What should I consider when thinking about a construction loan?
The loan term
Home construction loans are generally considered short-term loans. Their loan terms typically last between six months and a year in an effort to keep the construction timeline from lagging. After that point, the construction loan will either need to be paid off in full or converted into a traditional mortgage.
The disbursement arrangement
With a typical home sale, the principal loan amount is simply paid in one lump sum at closing. With a new-construction home, the loan process works a little differently. Instead of being paid out all at once, the loan amount is distributed in installments, which are known as "draws."
Each draw will cover a distinct phase of building. Before each draw is disbursed, the construction loan lender will send out an inspector to estimate the cost of the work being done. Once the work is completed, the draw will reimburse the builder for it, meaning that they -- or you -- need to have enough money to cover the cost of the project upfront.

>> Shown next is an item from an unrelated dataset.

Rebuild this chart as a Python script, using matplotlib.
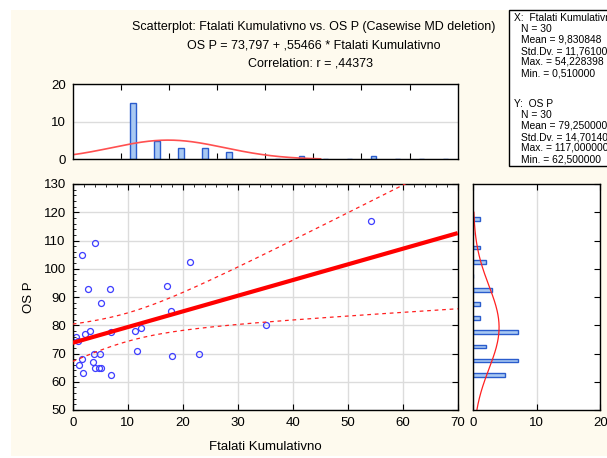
import numpy as np
import matplotlib.pyplot as plt
from matplotlib.patches import Rectangle

plt.rcParams['font.family'] = ['Liberation Sans', 'DejaVu Sans']

# Ftalati Kumulativno (x) and OS P (y), 30 cases
ftalati = [4.0, 1.75, 21.4, 2.8, 6.8, 17.2, 5.1, 17.9, 0.51, 2.3,
           3.1, 11.4, 12.5, 35.2, 3.8, 4.9, 22.9, 1.75, 11.7, 18.0,
           3.7, 1.2, 4.0, 4.8, 5.1, 1.9, 7.0, 54.228398, 1.0, 7.0]
os_p = [109, 105, 102.5, 93, 93, 94, 88, 85, 76, 77,
        78, 78, 79, 80, 70, 70, 70, 68, 71, 69,
        67, 66, 65, 65, 65, 63, 62.5, 117, 74.35, 77.68]

intercept = 73.797
slope = 0.55466
r_value = 0.44373
t_crit = 2.0484

x_stats = ['X:  Ftalati Kumulativno', 'N = 30', 'Mean = 9,830848', 'Std.Dv. = 11,761004',
           'Max. = 54,228398', 'Min. = 0,510000']
y_stats = ['Y:  OS P', 'N = 30', 'Mean = 79,250000', 'Std.Dv. = 14,701403',
           'Max. = 117,000000', 'Min. = 62,500000']

x = np.array(ftalati)
y = np.array(os_p)
n = len(x)

W, H = 607, 458
cream = '#fefaee'
blue_edge = '#2a5ccc'
blue_fill = '#a9c9f2'


def box(l, t, r, b):
    return [l / W, 1 - b / H, (r - l) / W, (b - t) / H]


fig = plt.figure(figsize=(W / 100, H / 100), dpi=100)
fig.patch.set_facecolor('white')
fig.patches.append(Rectangle((11 / W, 2 / H), 1, 1 - 12 / H, transform=fig.transFigure,
                             facecolor=cream, edgecolor='none', zorder=-10))

ax = fig.add_axes(box(72.7, 184, 457.7, 410))
ax_top = fig.add_axes(box(72.7, 84.3, 457.7, 159.3))
ax_right = fig.add_axes(box(473.3, 184, 600.3, 410))

# main scatterplot
ax.set_xlim(0, 70)
ax.set_ylim(50, 130)
ax.set_xticks(np.arange(0, 71, 10))
ax.set_yticks(np.arange(50, 131, 10))
ax.set_xticks(np.arange(0, 71, 2), minor=True)
ax.set_yticks(np.arange(50, 131, 2), minor=True)
ax.grid(True, color='#dcdcdc', lw=1)
ax.set_axisbelow(True)
ax.tick_params(which='both', direction='in', top=True, right=True, labelsize=9.5, pad=5)
ax.tick_params(which='major', length=4)
ax.tick_params(which='minor', length=2, bottom=False, right=False)

xx = np.linspace(0, 70, 200)
fit = intercept + slope * xx
resid = y - (intercept + slope * x)
s = np.sqrt(np.sum(resid ** 2) / (n - 2))
sxx = np.sum((x - x.mean()) ** 2)
half = t_crit * s * np.sqrt(1 / n + (xx - x.mean()) ** 2 / sxx)
ax.plot(x, y, 'o', mfc='none', mec='#3d3dff', ms=4.3, mew=0.9, zorder=2)
ax.plot(xx, fit + half, color='#ff2020', lw=0.9, ls=(0, (3, 3)), zorder=3)
ax.plot(xx, fit - half, color='#ff2020', lw=0.9, ls=(0, (3, 3)), zorder=3)
ax.plot(xx, fit, color='#ff0000', lw=3.0, solid_capstyle='butt', zorder=3)
ax.set_xlabel('Ftalati Kumulativno', fontsize=9.5, labelpad=9)
ax.set_ylabel('OS P', fontsize=9.5, labelpad=6)

# histogram of x above
xbins = np.arange(0, 75, 5)
xcounts, _ = np.histogram(x, bins=xbins)
xcent = xbins[:-1] + 2.5
ax_top.bar(xcent, xcounts, width=1.1, facecolor=blue_fill, edgecolor=blue_edge, lw=1)
ax_top.set_xlim(-10, 70)
ax_top.set_ylim(0, 20)
ax_top.set_yticks([0, 10, 20])
ax_top.set_xticks(np.arange(0, 61, 10))
ax_top.tick_params(direction='in', top=True, length=4, labelbottom=False, labelsize=9.5, pad=5)
ax_top.tick_params(axis='y', length=0)
ax_top.grid(True, axis='y', color='#dcdcdc', lw=1)
ax_top.set_axisbelow(True)
gx = np.linspace(-10, 41.5, 200)
gy = n * 5 * np.exp(-0.5 * ((gx - x.mean()) / x.std(ddof=1)) ** 2) / (x.std(ddof=1) * np.sqrt(2 * np.pi))
ax_top.plot(gx, gy, color='#ff5050', lw=1.2)

# histogram of y on the right
ybins = np.arange(60, 125, 5) + 1e-6
ycounts, _ = np.histogram(y, bins=ybins)
ycent = np.arange(62.5, 120, 5)
ax_right.barh(ycent, ycounts, height=1.3, facecolor=blue_fill, edgecolor=blue_edge, lw=1)
ax_right.set_ylim(50, 130)
ax_right.set_xlim(0, 20)
ax_right.set_xticks([0, 10, 20])
ax_right.set_yticks(np.arange(50, 131, 10))
ax_right.tick_params(direction='in', top=True, right=True, left=False, length=4,
                     labelleft=False, labelsize=9.5, pad=5)
ax_right.grid(True, axis='x', color='#dcdcdc', lw=1)
ax_right.set_axisbelow(True)
gyy = np.linspace(50, 120, 200)
gxx = n * 5 * np.exp(-0.5 * ((gyy - y.mean()) / y.std(ddof=1)) ** 2) / (y.std(ddof=1) * np.sqrt(2 * np.pi))
ax_right.plot(gxx, gyy, color='#ff2020', lw=0.9)

for a in (ax, ax_top, ax_right):
    for sp in a.spines.values():
        sp.set_linewidth(1.0)

# titles
fig.text(314 / W, 1 - 27 / H, 'Scatterplot: Ftalati Kumulativno vs. OS P (Casewise MD deletion)',
         ha='center', va='center', fontsize=9)
fig.text(314 / W, 1 - 46 / H, 'OS P = 73,797 + ,55466 * Ftalati Kumulativno',
         ha='center', va='center', fontsize=9)
fig.text(310 / W, 1 - 64 / H, 'Correlation: r = ,44373', ha='center', va='center', fontsize=9)

# descriptive statistics box
fig.patches.append(Rectangle((509 / W, 1 - 166 / H), 120 / W, 156 / H, transform=fig.transFigure,
                             facecolor='white', edgecolor='black', lw=1))
for i, line in enumerate(x_stats):
    fig.text((514 if i == 0 else 521) / W, 1 - (18 + 11 * i) / H, line, fontsize=7.4, va='center')
for i, line in enumerate(y_stats):
    fig.text((514 if i == 0 else 521) / W, 1 - (104 + 11 * i) / H, line, fontsize=7.4, va='center')

fig.savefig('out.png', dpi=100)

That's why it's so crucial to work with a builder with enough experience to ensure that their projects come in on budget.
The payment schedule
Typically, when you make a payment on your mortgage, you're paying both the principal amount and the interest on a loan. However, during the construction phase, an equal housing lender will likely only ask you to make payments on the interest on the loan. After construction is complete, you'll either be expected to pay the loan off in full or, at that point, the loan will convert into a permanent mortgage.
How do I qualify for a construction loan?

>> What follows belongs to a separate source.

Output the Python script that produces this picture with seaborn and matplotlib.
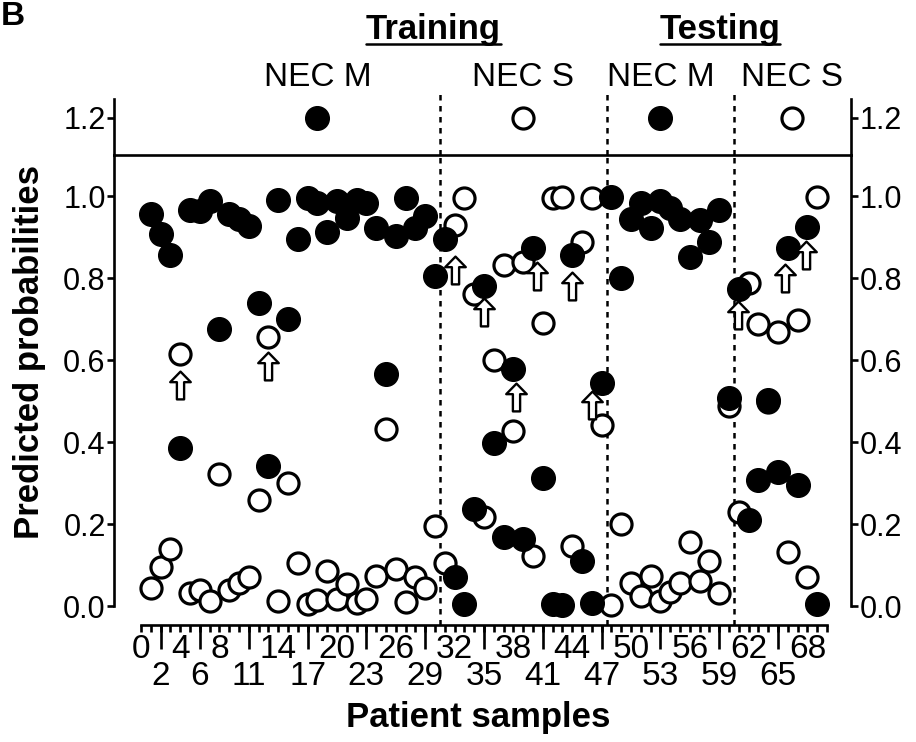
import numpy as np
import pandas as pd
import matplotlib
matplotlib.use("Agg")
import matplotlib.pyplot as plt
from matplotlib.path import Path
from matplotlib.lines import Line2D
import seaborn as sns

# ---- data -------------------------------------------------------------
samples = list(range(1, 70))

# predicted probability of NEC M (filled) and NEC S (open) per sample
prob_m = [0.956, 0.908, 0.855, 0.385, 0.966, 0.964, 0.989, 0.675, 0.957, 0.944,
          0.927, 0.739, 0.341, 0.990, 0.700, 0.896, 0.994, 0.982, 0.912, 0.988,
          0.947, 0.990, 0.982, 0.923, 0.567, 0.903, 0.994, 0.923, 0.952, 0.806,
          0.896, 0.070, 0.004, 0.237, 0.781, 0.397, 0.168, 0.577, 0.164, 0.872,
          0.311, 0.004, 0.002, 0.855, 0.110, 0.008, 0.544, 0.998, 0.800, 0.945,
          0.982, 0.923, 0.989, 0.970, 0.945, 0.851, 0.941, 0.888, 0.966, 0.507,
          0.773, 0.210, 0.307, 0.503, 0.327, 0.872, 0.295, 0.925, 0.004]
prob_s = [0.045, 0.094, 0.139, 0.614, 0.031, 0.038, 0.011, 0.323, 0.038, 0.055,
          0.070, 0.259, 0.655, 0.011, 0.301, 0.106, 0.004, 0.014, 0.086, 0.016,
          0.053, 0.008, 0.016, 0.072, 0.431, 0.090, 0.010, 0.070, 0.045, 0.195,
          0.106, 0.929, 0.994, 0.761, 0.217, 0.600, 0.832, 0.426, 0.840, 0.123,
          0.690, 0.996, 0.998, 0.147, 0.888, 0.994, 0.442, 0.002, 0.200, 0.056,
          0.025, 0.074, 0.012, 0.033, 0.056, 0.155, 0.061, 0.110, 0.031, 0.487,
          0.229, 0.788, 0.687, 0.498, 0.669, 0.131, 0.698, 0.070, 0.998]

# group separators (training M | training S | testing M | testing S)
group_bounds = [30.5, 47.5, 60.5]
group_labels = ["NEC M", "NEC S", "NEC M", "NEC S"]
group_key_x = [18, 39, 53, 66.4]
group_key_filled = [True, False, True, False]
key_y = 1.2

# flagged (misclassified) samples, marked by hollow arrows
arrow_x = [4, 13, 32, 35, 38.3, 40.4, 44, 46, 60.9, 65.7, 67.9]
arrow_y = [0.54, 0.585, 0.82, 0.716, 0.51, 0.806, 0.78, 0.49, 0.71, 0.80, 0.857]

row1_ticks = [0, 4, 8, 14, 20, 26, 32, 38, 44, 50, 56, 62, 68]
row2_ticks = [2, 6, 11, 17, 23, 29, 35, 41, 47, 53, 59, 65]
y_ticks = [0.0, 0.2, 0.4, 0.6, 0.8, 1.0]
y_ticks_top = [1.2]

# ---- style ------------------------------------------------------------
sns.set_style("ticks")
plt.rcParams['font.family'] = ['Liberation Sans', 'DejaVu Sans']
for k in ["text.color", "axes.labelcolor", "xtick.color", "ytick.color",
          "axes.edgecolor"]:
    plt.rcParams[k] = "black"
FS = 22
FS_X = 24
FS_LAB = 25
LW = 1.9
NARROW = ["Liberation Sans Narrow", "Liberation Sans"]

W, H = 916, 742
X0, X1 = 114, 851          # left / right spine (px)
Y_BASE, Y_BREAK, Y_TOP = 606, 155, 99
XLIM = (-2.76, 72.45)

fig = plt.figure(figsize=(W / 100, H / 100), dpi=100)
ax = fig.add_axes([X0 / W, (H - Y_BASE) / H, (X1 - X0) / W, (Y_BASE - Y_BREAK) / H])
ax_top = fig.add_axes([X0 / W, (H - Y_BREAK) / H, (X1 - X0) / W, (Y_BREAK - Y_TOP) / H])
ax_top.patch.set_visible(False)

df = pd.DataFrame({"sample": samples, "prob_m": prob_m, "prob_s": prob_s})

S_FILL, S_OPEN = 290, 230
sns.scatterplot(data=df, x="sample", y="prob_s", color="white", edgecolor="black",
                s=S_OPEN, linewidth=2.3, ax=ax, clip_on=False, zorder=4, legend=False)
sns.scatterplot(data=df, x="sample", y="prob_m", color="black", edgecolor="black",
                s=S_FILL, linewidth=1, ax=ax, clip_on=False, zorder=5, legend=False)

# hollow up-arrow marker
arrow_path = Path([(0, 0.5), (0.37, 0.12), (0.13, 0.12), (0.13, -0.5),
                   (-0.13, -0.5), (-0.13, 0.12), (-0.37, 0.12), (0, 0.5)],
                  [Path.MOVETO] + [Path.LINETO] * 6 + [Path.CLOSEPOLY])
ax.scatter(arrow_x, arrow_y, marker=arrow_path, s=400, facecolor="white",
           edgecolor="black", linewidth=1.7, zorder=6, clip_on=False)

# ---- top strip with the group key -------------------------------------
key = pd.DataFrame({"x": group_key_x, "y": [key_y] * 4, "filled": group_key_filled})
sns.scatterplot(data=key[key.filled], x="x", y="y", color="black", edgecolor="black",
                s=S_FILL, linewidth=1, ax=ax_top, clip_on=False, zorder=5, legend=False)
sns.scatterplot(data=key[~key.filled], x="x", y="y", color="white", edgecolor="black",
                s=S_OPEN, linewidth=2.3, ax=ax_top, clip_on=False, zorder=5, legend=False)
for gx, lab in zip(group_key_x, group_labels):
    ax_top.text(gx, 1.308, lab, ha="center", va="center", fontsize=FS_X)

# dashed separators through both panels
ax.vlines(group_bounds, -0.046, 1.1, colors="black", linestyles=(0, (2.2, 2.2)),
          linewidth=1.8, clip_on=False, zorder=3)
ax_top.vlines(group_bounds, 1.1, 1.275, colors="black", linestyles=(0, (2.2, 2.2)),
              linewidth=1.8, clip_on=False, zorder=3)

# ---- axes limits and spines --------------------------------------------
for a in (ax, ax_top):
    a.set_xlim(*XLIM)
    a.set_xlabel("")
    a.set_ylabel("")
    for side in ["left", "right", "top", "bottom"]:
        a.spines[side].set_linewidth(LW)
        a.spines[side].set_zorder(7)
ax.set_ylim(0, 1.1)
ax_top.set_ylim(1.1, 1.251)
ax_top.spines["top"].set_visible(False)
ax_top.spines["bottom"].set_visible(False)
ax_top.set_xticks([])
ax.spines["bottom"].set_position(("outward", 13.7))
ax.spines["bottom"].set_bounds(0, 70)

# y axis on both sides
ax.set_yticks(y_ticks)
ax.set_yticklabels([f"{v:.1f}" for v in y_ticks])
ax_top.set_yticks(y_ticks_top)
ax_top.set_yticklabels([f"{v:.1f}" for v in y_ticks_top])
for a in (ax, ax_top):
    a.tick_params(axis="y", which="both", left=True, right=True, labelleft=True,
                  labelright=True, direction="out", length=5, width=LW,
                  labelsize=FS, pad=1)

# x axis: minor ticks every sample, first row of labels
ax.set_xticks(np.arange(0, 71), minor=True)
ax.set_xticks(row1_ticks)
ax.set_xticklabels([str(t) for t in row1_ticks])
ax.tick_params(axis="x", which="both", direction="out", width=LW)
ax.tick_params(axis="x", which="minor", length=5)
ax.tick_params(axis="x", which="major", length=5, labelsize=FS_X, pad=1.5)
for lbl in ax.get_xticklabels():
    lbl.set_fontfamily(NARROW)

# second row of labels under long ticks
sec = ax.secondary_xaxis(-19 / (Y_BASE - Y_BREAK))
sec.spines["bottom"].set_visible(False)
sec.set_xticks(row2_ticks)
sec.set_xticklabels([str(t) for t in row2_ticks])
sec.xaxis.set_minor_locator(matplotlib.ticker.NullLocator())
sec.tick_params(axis="x", direction="out", length=17.5, width=LW,
                labelsize=FS_X, pad=8.5)
for lbl in sec.get_xticklabels():
    lbl.set_fontfamily(NARROW)

fig.text(30 / W, 1 - 352 / H, "Predicted probabilities", ha="center", va="center",
         rotation=90, fontsize=FS_LAB, fontweight="bold")
fig.text(478 / W, 1 - 718 / H, "Patient samples", ha="center", va="center",
         fontsize=FS_LAB, fontweight="bold")

# section headings with underline
fig.canvas.draw()
renderer = fig.canvas.get_renderer()
for txt, cx in [("Training", 433), ("Testing", 720)]:
    t = fig.text(cx / W, 1 - 29 / H, txt, ha="center", va="center",
                 fontsize=FS_LAB, fontweight="bold", fontfamily=NARROW)
    bb = t.get_window_extent(renderer)
    uy = (H - 44) / H
    fig.add_artist(Line2D([bb.x0 / W, bb.x1 / W], [uy, uy], color="black",
                          linewidth=1.8, transform=fig.transFigure))

fig.text(0.001, 0.999, "B", ha="left", va="top", fontsize=24, fontweight="bold")

fig.savefig("out.png", dpi=100)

Every lender is different, so the exact requirements of your loan may vary. That said, here's a general overview of the criteria you will likely need to meet to be approved for a construction loan:
- Debt-to-income ratio: Fortunately, the debt-to-income ratio that you need to meet to be approved for a construction loan is fairly similar to the requirements for a standard home loan. You should aim for a ratio that is less than or equal to 45%.
- Credit score: However, the credit score you need to get a construction loan is typically higher than you would see for your standard mortgage. Most lenders require a credit score of 680 or higher to approve you for a construction loan.
- Down payment: The down payment requirements for construction loans are also higher. You'll want to be prepared to put down between 20% and 30% of the cost of the home build.
- Savings: Similarly to a standard home loan, you'll need to have a few months of cash reserves left in savings after making your down payment. However, if you're using a construction-only loan, your lender may also ask you to prove that you have enough cash on hand to pay off the balance of the loan once construction is complete.
How can I get a home construction loan?
For the most part, getting a new home construction loan is very similar to qualifying for a traditional mortgage loan. You'll apply for the loan, and the lender will vet your finances to ensure that you meet their underwriting criteria. That said, you'll likely also have to provide the lender with additional documentation related to your construction team and the build itself.
To start, your lender may want to vet the builder. They may request to see your builder's work history and proof of insurance. Then, in terms of the build, the lender may ask to see a schedule for the work, blueprints, specifications, and a budget.
What if I don't qualify?
If you don't qualify for a home construction loan, there are a few other financing options to consider:
- Home equity loan: A home equity loan works very similarly to a traditional mortgage, except that you're borrowing against the equity you've built up in your home. In this case, you'll be given the money in one lump sum and you'll be expected to make regular payments on both the principal and the interest of the loan.
- Home equity line of credit: As the name suggests, a home equity line of credit works similarly to a credit card. However, these loans often come with a much better interest rate than a credit card. Here, you'll be given a certain amount of time where you can borrow against the equity in your home, as needed. During that time, you'll likely only need to pay the interest on the loan. After your borrowing period is over, that's when you'll need to pay back the principal and remaining interest on the loan.
- Look for a local mortgage lender: Sometimes smaller, local lenders will offer portfolio loans or have more flexible qualifying standards than bigger branches.
The bottom line
Financing new construction may be different from buying an existing home, but it can be done. Once you understand what a home construction loan is, as well as how to qualify and what you'll need to apply, you're well on your way to building the home you've always dreamed of.